Ahora bien, si la lógica de este Antropoceno, realismo capitalista, capitalismo 4.0 –como más nos guste denominarlo– es la del pegote, la viscosidad, quizás necesitemos también un pensamiento pegajoso. Hago una conexión que puede parecer arbitraria (aunque como habrán notado a esta altura soy pro-pensamiento rizomático): Milei habla de economía como si 2+2 fuese igual a 4, como si cualquier situación pudiera reducirse a una ecuación simple, ni siquiera a una ecuación sino a un simple cálculo aritmético. No. Frente a los discursos simplistas que pretenden explicar la vida como una ciencia exacta, como un conjunto de sintagmas que fluye, necesitamos más que nunca el pensamiento de red para atender a la complejidad de los problemas. Creo que ahí puede haber una trinchera.

La sospecha sistemática que caracterizaba al pensamiento moderno (que explicaba el inconsciente como la cara oculta de la conciencia, la plusvalía como la cara oculta del capitalismo), un pensamiento binario y positivista en el cual las ecuaciones se resolvían al despejar las X y encontrar equivalencias, se desgrana hoy frente a la aparición de problemas complejos y enredados, que demandan para su inteligibilidad un pensamiento igual de complejo, igual de enredado, una tolerancia a las contradicciones (sé que esto es mucho pedir, soy de aries y no me caracteriza la tolerancia), perder el miedo a los callejones sin salida, barajar y dar de nuevo, tomar lo que nos sirva de este sistema, como el Antropófago de Oswald de Andrade, y volver a diseñar las ideas que sí necesitamos.

Este rapto de optimismo insospechado va a cuenta de un podcast de El gato & la caja que escuché recientemente y de mis charlas con Mili. De ahí extraje una conclusión fundamental, al menos para mí en este momento histórico tan oportuno que estamos atravesando: necesitamos rediseñar un nuevo humanismo (para estar a tono lo podemos llamar, por ahora, posthumanismo o transhumanismo), uno que se componga múltiples materiales, una alianza de naturaleza, tecnología y humanidad ensambladas para el futuro que queremos diseñar. Por el lenguaje no nos preocupemos todavía: en su agencia irá mutando hasta encontrar algunas formas estables y nuevos consensos sobre los que eventualmente nos pondremos de acuerdo.
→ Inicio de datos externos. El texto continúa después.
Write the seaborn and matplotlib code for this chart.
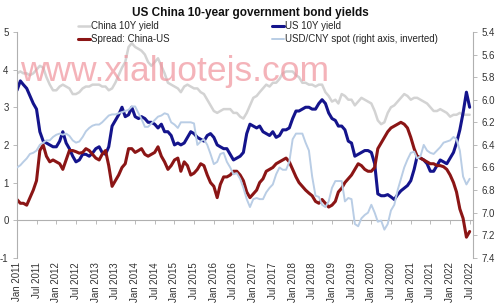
import numpy as np
import pandas as pd
import matplotlib
matplotlib.use("Agg")
import matplotlib.pyplot as plt
import seaborn as sns

# ---- data (monthly, Jan 2011 .. Jul 2022) ----
dates = pd.date_range("2011-01-01", "2022-07-01", freq="MS")

china_10y = [3.9, 3.95, 3.9, 3.9, 3.85, 3.9, 4.0, 4.1, 4.05, 3.8, 3.6, 3.45,
             3.45, 3.55, 3.6, 3.55, 3.5, 3.35, 3.35, 3.4, 3.5, 3.55, 3.55, 3.6,
             3.6, 3.6, 3.55, 3.55, 3.45, 3.5, 3.65, 3.85, 4.05, 4.2, 4.6, 4.7,
             4.6, 4.55, 4.5, 4.4, 4.2, 4.1, 4.2, 4.3, 4.1, 3.9, 3.65, 3.6,
             3.55, 3.5, 3.4, 3.55, 3.6, 3.55, 3.5, 3.5, 3.4, 3.35, 3.2, 3.05,
             2.9, 2.85, 2.9, 2.95, 2.95, 2.95, 2.85, 2.85, 2.75, 2.7, 2.85, 3.05,
             3.25, 3.3, 3.4, 3.5, 3.6, 3.55, 3.65, 3.65, 3.75, 3.9, 3.95, 3.95,
             3.95, 3.85, 3.8, 3.65, 3.65, 3.6, 3.6, 3.55, 3.6, 3.6, 3.4, 3.3,
             3.15, 3.2, 3.1, 3.35, 3.3, 3.2, 3.2, 3.05, 3.15, 3.25, 3.2, 3.15,
             3.1, 2.9, 2.65, 2.55, 2.6, 2.85, 3.0, 3.05, 3.15, 3.25, 3.35, 3.3,
             3.2, 3.25, 3.25, 3.2, 3.15, 3.1, 3.0, 2.9, 2.9, 2.95, 2.9, 2.85,
             2.75, 2.8, 2.8, 2.85, 2.8, 2.8, 2.8]

us_10y = [3.45, 3.7, 3.6, 3.5, 3.3, 3.1, 2.95, 2.35, 2.1, 2.05, 2.0, 1.95,
          1.95, 2.1, 2.35, 2.05, 1.9, 1.7, 1.55, 1.6, 1.75, 1.75, 1.7, 1.78,
          1.9, 1.95, 1.8, 1.75, 1.95, 2.5, 2.65, 2.8, 3.0, 2.75, 2.8, 3.0,
          2.75, 2.7, 2.75, 2.7, 2.6, 2.6, 2.55, 2.45, 2.55, 2.35, 2.35, 2.25,
          2.0, 2.05, 2.0, 2.05, 2.2, 2.35, 2.3, 2.2, 2.15, 2.1, 2.25, 2.3,
          2.2, 2.0, 1.95, 1.9, 1.9, 1.75, 1.6, 1.65, 1.7, 1.8, 2.3, 2.55,
          2.5, 2.45, 2.5, 2.35, 2.3, 2.25, 2.35, 2.2, 2.25, 2.4, 2.4, 2.45,
          2.7, 2.9, 2.9, 2.95, 3.0, 3.0, 2.95, 2.95, 3.1, 3.2, 3.1, 2.85,
          2.7, 2.65, 2.5, 2.5, 2.4, 2.1, 2.05, 1.7, 1.75, 1.8, 1.85, 1.85,
          1.8, 1.5, 0.7, 0.65, 0.65, 0.68, 0.62, 0.55, 0.68, 0.78, 0.85, 0.92,
          1.05, 1.35, 1.7, 1.65, 1.6, 1.5, 1.3, 1.3, 1.45, 1.6, 1.55, 1.5,
          1.65, 1.8, 2.05, 2.4, 2.85, 3.4, 3.0]

spread = [0.55, 0.45, 0.45, 0.4, 0.6, 0.8, 1.05, 1.85, 2.0, 1.7, 1.55, 1.6,
          1.55, 1.5, 1.35, 1.6, 1.85, 1.85, 1.82, 1.78, 1.8, 1.9, 1.85, 1.75,
          1.65, 1.6, 1.75, 1.85, 1.45, 0.9, 1.05, 1.2, 1.4, 1.5, 1.9, 1.9,
          1.8, 1.85, 1.9, 1.75, 1.7, 1.75, 1.8, 1.95, 1.7, 1.55, 1.35, 1.45,
          1.6, 1.65, 1.3, 1.55, 1.45, 1.2, 1.25, 1.35, 1.5, 1.45, 1.2, 1.0,
          0.9, 0.6, 0.95, 1.15, 1.15, 1.2, 1.3, 1.3, 1.2, 1.05, 0.75, 0.6,
          0.7, 0.8, 1.0, 1.1, 1.3, 1.35, 1.4, 1.5, 1.55, 1.6, 1.65, 1.55,
          1.35, 1.15, 1.0, 0.9, 0.8, 0.72, 0.65, 0.5, 0.45, 0.55, 0.45, 0.35,
          0.4, 0.5, 0.75, 0.85, 1.0, 1.1, 1.2, 1.35, 1.5, 1.45, 1.35, 1.3,
          1.3, 1.4, 1.9, 2.05, 2.2, 2.35, 2.45, 2.5, 2.55, 2.6, 2.55, 2.45,
          2.2, 1.9, 1.7, 1.65, 1.6, 1.55, 1.5, 1.5, 1.45, 1.45, 1.42, 1.35,
          1.2, 1.0, 0.75, 0.3, 0.05, -0.45, -0.3]

usd_cny = [6.6, 6.58, 6.55, 6.52, 6.48, 6.47, 6.45, 6.4, 6.38, 6.36, 6.36, 6.33,
           6.31, 6.3, 6.31, 6.3, 6.32, 6.36, 6.38, 6.37, 6.33, 6.28, 6.25, 6.23,
           6.22, 6.22, 6.2, 6.17, 6.14, 6.13, 6.13, 6.12, 6.11, 6.1, 6.09, 6.06,
           6.06, 6.12, 6.17, 6.24, 6.24, 6.21, 6.18, 6.15, 6.14, 6.12, 6.13, 6.2,
           6.22, 6.25, 6.2, 6.2, 6.2, 6.2, 6.21, 6.4, 6.37, 6.35, 6.4, 6.48,
           6.57, 6.55, 6.48, 6.47, 6.55, 6.6, 6.66, 6.65, 6.7, 6.78, 6.88, 6.95,
           6.88, 6.87, 6.88, 6.88, 6.82, 6.78, 6.75, 6.66, 6.6, 6.62, 6.62, 6.55,
           6.35, 6.3, 6.3, 6.3, 6.38, 6.45, 6.68, 6.85, 6.86, 6.93, 6.95, 6.9,
           6.78, 6.72, 6.72, 6.72, 6.9, 6.87, 6.88, 7.1, 7.12, 7.05, 7.02, 7.0,
           6.93, 7.0, 7.08, 7.07, 7.15, 7.1, 6.98, 6.93, 6.8, 6.7, 6.6, 6.53,
           6.47, 6.46, 6.52, 6.5, 6.4, 6.45, 6.47, 6.48, 6.45, 6.42, 6.38, 6.37,
           6.36, 6.33, 6.35, 6.45, 6.68, 6.75, 6.7]

title = "US China 10-year government bond yields"
labels = ["China 10Y yield", "US 10Y yield", "Spread: China-US",
          "USD/CNY spot (right axis, inverted)"]
left_ticks = [-1, 0, 1, 2, 3, 4, 5]
right_ticks = [5.4, 5.6, 5.8, 6.0, 6.2, 6.4, 6.6, 6.8, 7.0, 7.2, 7.4]
x_ticks = pd.date_range("2011-01-01", "2022-07-01", freq="6MS")

# ---- style ----
sns.set_style("white")
plt.rcParams['font.family'] = ['Liberation Sans', 'DejaVu Sans']

C_CHINA = "#d3d3d3"
C_US = "#14148c"
C_SPREAD = "#8b1515"
C_CNY = "#b9cde5"
C_AXIS = "#b0b0b0"
C_TXT = "#333333"

df = pd.DataFrame({"date": dates, "china": china_10y, "us": us_10y,
                   "spread": spread, "cny": usd_cny})

fig = plt.figure(figsize=(5.0, 3.07), dpi=100)
ax = fig.add_axes([0.034, 0.16, 0.912, 0.736])
ax2 = ax.twinx()

sns.lineplot(data=df, x="date", y="china", ax=ax, color=C_CHINA, lw=1.8, label=labels[0], legend=False)
sns.lineplot(data=df, x="date", y="us", ax=ax, color=C_US, lw=2.2, label=labels[1], legend=False)
sns.lineplot(data=df, x="date", y="spread", ax=ax, color=C_SPREAD, lw=2.2, label=labels[2], legend=False)
sns.lineplot(data=df, x="date", y="cny", ax=ax2, color=C_CNY, lw=1.4, label=labels[3], legend=False)

ax.set_xlim(pd.Timestamp("2011-01-01"), pd.Timestamp("2022-08-01"))
ax.set_ylim(-1, 5)
ax2.set_ylim(7.4, 5.4)

for a in (ax, ax2):
    a.set_xlabel("")
    a.set_ylabel("")
    for s in a.spines.values():
        s.set_visible(False)

ax.spines['left'].set_visible(True)
ax.spines['left'].set_color(C_AXIS)
ax.spines['left'].set_linewidth(0.8)
ax2.spines['right'].set_visible(True)
ax2.spines['right'].set_color(C_AXIS)
ax2.spines['right'].set_linewidth(0.8)

ax.set_yticks(left_ticks)
ax.set_yticklabels([str(t) for t in left_ticks])
ax.tick_params(axis='y', left=True, length=3, width=0.6, color=C_AXIS,
               labelsize=7, labelcolor=C_TXT, pad=3)
ax2.set_yticks(right_ticks)
ax2.set_yticklabels([f"{t:.1f}" for t in right_ticks])
ax2.tick_params(axis='y', right=True, length=3, width=0.6, color=C_AXIS,
                labelsize=7, labelcolor=C_TXT, pad=3)

ax.set_xticks(x_ticks)
ax.set_xticklabels([d.strftime("%b %Y") for d in x_ticks], rotation=90)
ax.tick_params(axis='x', bottom=False, length=0, labelsize=7, labelcolor=C_TXT, pad=3)

# zero axis line with tick marks
sec = ax.secondary_xaxis(1 / 6)
sec.set_xticks(x_ticks)
sec.tick_params(axis='x', length=3, width=0.6, color=C_AXIS, labelbottom=False)
sec.spines['bottom'].set_color(C_AXIS)
sec.spines['bottom'].set_linewidth(0.8)
for k in ('top', 'left', 'right'):
    sec.spines[k].set_visible(False)

# legend
h1, l1 = ax.get_legend_handles_labels()
h2, l2 = ax2.get_legend_handles_labels()
hd = dict(zip(l1 + l2, h1 + h2))
order = [labels[0], labels[2], labels[1], labels[3]]
fig.legend([hd[k] for k in order], order, loc="upper left",
           bbox_to_anchor=(0.155, 0.93), ncol=2, frameon=False, fontsize=7,
           handlelength=1.3, handletextpad=0.1, columnspacing=10.5,
           labelspacing=0.25, borderpad=0, borderaxespad=0)

fig.text(0.5, 0.958, title, ha="center", va="center", fontsize=8.5,
         fontweight="bold", color="#111111")

# watermark
fig.text(0.04, 0.737, "www.xialuotejs.com", fontsize=25.5, color="#f0939c",
         alpha=0.7, ha="left", va="baseline")

fig.savefig("out.png", dpi=100)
Generemos encuentros de trinchera, que desenmascaren –aunque sea incómodo y pegajoso– las ideologías vigentes y que nos permitan diseñar nuevas, más alegres, menos individualistas. Como dice Alessandro Baricco, estamos atravesando una mutación tecnológica que en su origen (allá por Silicon Valley) sólo fue pensada como un mecanismo para reducir la distancia entre los usuarios y las soluciones a sus necesidades. Esta génesis careció, entonces, de una filosofía, de un diseño social, distributivo y democrático, ya que sólo se concentró en el diseño de la herramienta: esa omisión está a nuestro favor, empapémonos de la viscosidad de esa canción (metáfora para estar a tono con el clima político de estos días) que aún no fue compuesta.

Empecemos por algún lado:

Lo interesante nunca es la manera como alguien empieza o termina. Lo interesante es el medio, aquello que ocurre en el medio. No es casual que la velocidad más grande esté en el medio. La gente sueña a menudo con empezar o volver a empezar de cero; y además tienen miedo del punto de llegada, de su punto de caída. Piensan en términos de futuro o de pasado, pero el pasado e incluso el futuro es la historia. Lo importante, por el contrario, es el devenir: devenir-revolucionario, y no el futuro o el pasado de la revolución.

(Gilles Deleuze, Un manifiesto menos)

No pensemos que ya llegamos demasiado tarde a la proyección, todavía hay mucho por pensar y hacer, así sea que comencemos tartamudeando un “nop”.